I liked this reserved driver. A man who drove over 6,000 miles across two continents and found the most notable part of the journey when he changed his engine, had to be a very responsible driver. The traffic thinned the farther we got from the city. The driver pointed to a sign in Dutch and turned off the highway onto a narrow road that cut through a rural area. Farmhouses appeared sporadically in the fields until we came to a place where a few buildings convened around a small church building. Next to the church stood a restaurant and a large house with the Dutch flag flying high. Two men sat on the porch in front of the restaurant staring into their beers while a young woman seemed to be giving them an earful, gesturing in frustration and then walking off. Spring was sneaking into Lowland. Squirrels nibbled on seeds by the roadside while the sun baked the winding track and disappeared behind the trees. In the outskirts of the hamlet lay an even narrower trail to a gate with the name “Libertas” on it, and an alley of trees running through the grounds. The driver got out to open the gate, then got back behind the wheel and burped like he had done every fifteen minutes since we left the airport. He would later explain that people who ate spicy food every day had a livelier gastric system than salad eaters and that there was no point in trying to contain the burping.
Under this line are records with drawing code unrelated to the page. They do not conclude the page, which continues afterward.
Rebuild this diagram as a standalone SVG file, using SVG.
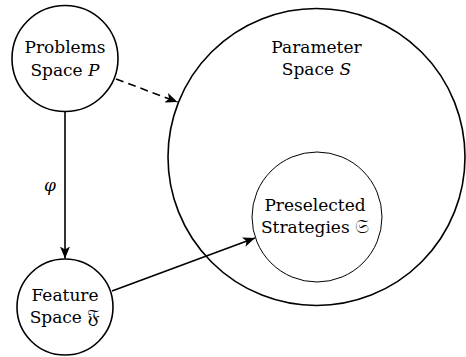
<svg xmlns="http://www.w3.org/2000/svg" width="466" height="357" viewBox="0 0 466 357">
<style>
text{font-family:'DejaVu Serif',serif;font-size:17px;fill:#000;text-anchor:middle}
.it{font-style:italic}
.fr{font-size:20px}
.node{fill:#fff;stroke:#000;stroke-width:1.6}
.thin{fill:none;stroke:#000;stroke-width:1}
.edge{fill:none;stroke:#000;stroke-width:1.6}
</style>
<defs>
<marker id="ah" viewBox="0 0 12 10" refX="12" refY="5" markerWidth="12" markerHeight="10" markerUnits="userSpaceOnUse" orient="auto">
<path d="M0,0 L12,5 L0,10 L3,5 Z" fill="#000"/>
</marker>
</defs>
<g id="param">
<circle class="node" cx="316.5" cy="157" r="148.5"/>
<text x="316.5" y="53">Parameter</text>
<text x="316.5" y="75">Space <tspan class="it">S</tspan></text>
</g>
<g id="presel">
<circle class="thin" cx="317" cy="217" r="65"/>
<text x="315" y="211">Preselected</text>
<text x="315" y="233">Strategies <tspan class="fr">𝔖</tspan></text>
</g>
<g id="problems">
<circle class="node" cx="65" cy="58.5" r="53"/>
<text x="65" y="53">Problems</text>
<text x="65" y="76">Space <tspan class="it">P</tspan></text>
</g>
<g id="feature">
<circle class="node" cx="65" cy="307" r="48"/>
<text x="65" y="301">Feature</text>
<text x="65" y="323">Space <tspan class="fr">𝔉</tspan></text>
</g>
<g id="connectors">
<line class="edge" x1="116" y1="79" x2="177.5" y2="102" stroke-dasharray="8,5" marker-end="url(#ah)"/>
<line class="edge" x1="65" y1="112" x2="65" y2="258.5" marker-end="url(#ah)"/>
<line class="edge" x1="112" y1="291" x2="255" y2="238" marker-end="url(#ah)"/>
<text class="it" x="50" y="191">φ</text>
</g>
</svg>
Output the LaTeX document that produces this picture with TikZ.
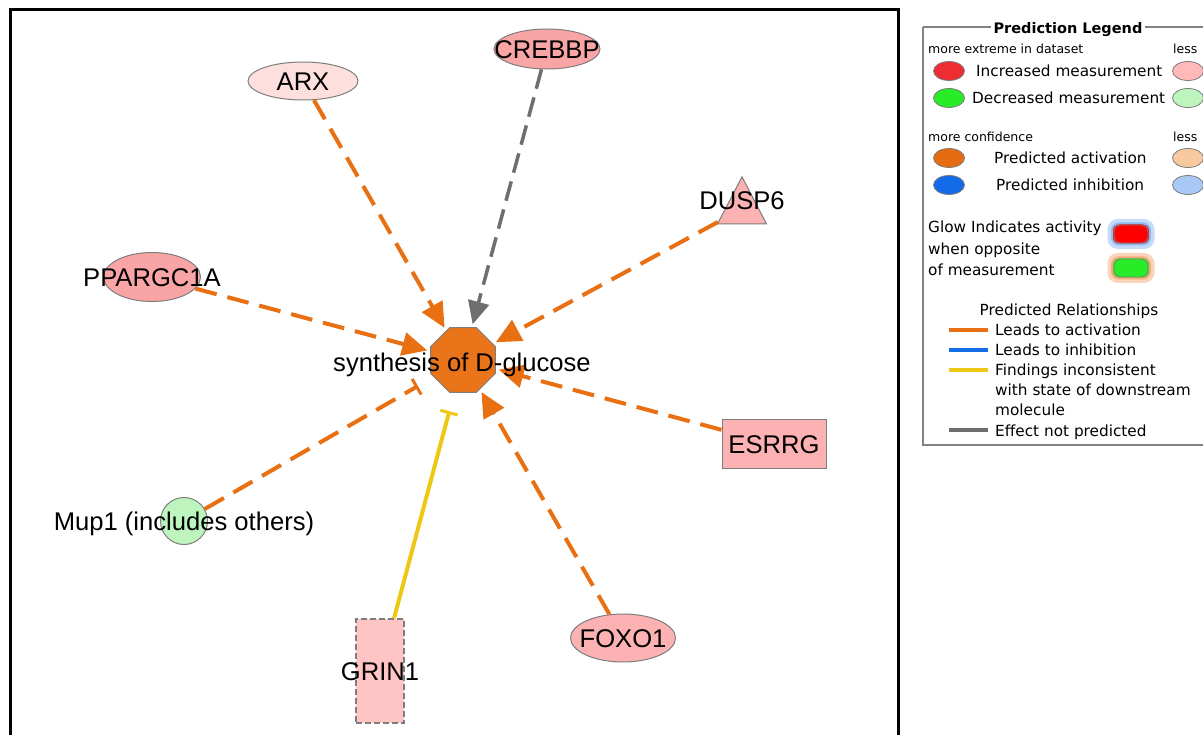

I felt my mind and body relax as we drove under the continuous canopy. It was serene, the weather was still, and nothing disrupted the silence except the soft purr of the engine. I rolled down the window again and felt the crisp coolness left by the morning rain seep into the car. The humid breath of the foliage made the earth smell of carbon, rotting wood, and the vegetation that winter had concealed beneath snow. I found myself staring at a few extremely thin men with golf clubs standing on the other side of the tree tunnel. They were ashen and almost transparent compared to the robes hanging loosely on their skeletal frames. Once in a while they stopped in the groves and swung their clubs without discernable results, like a bunch of happy corpses.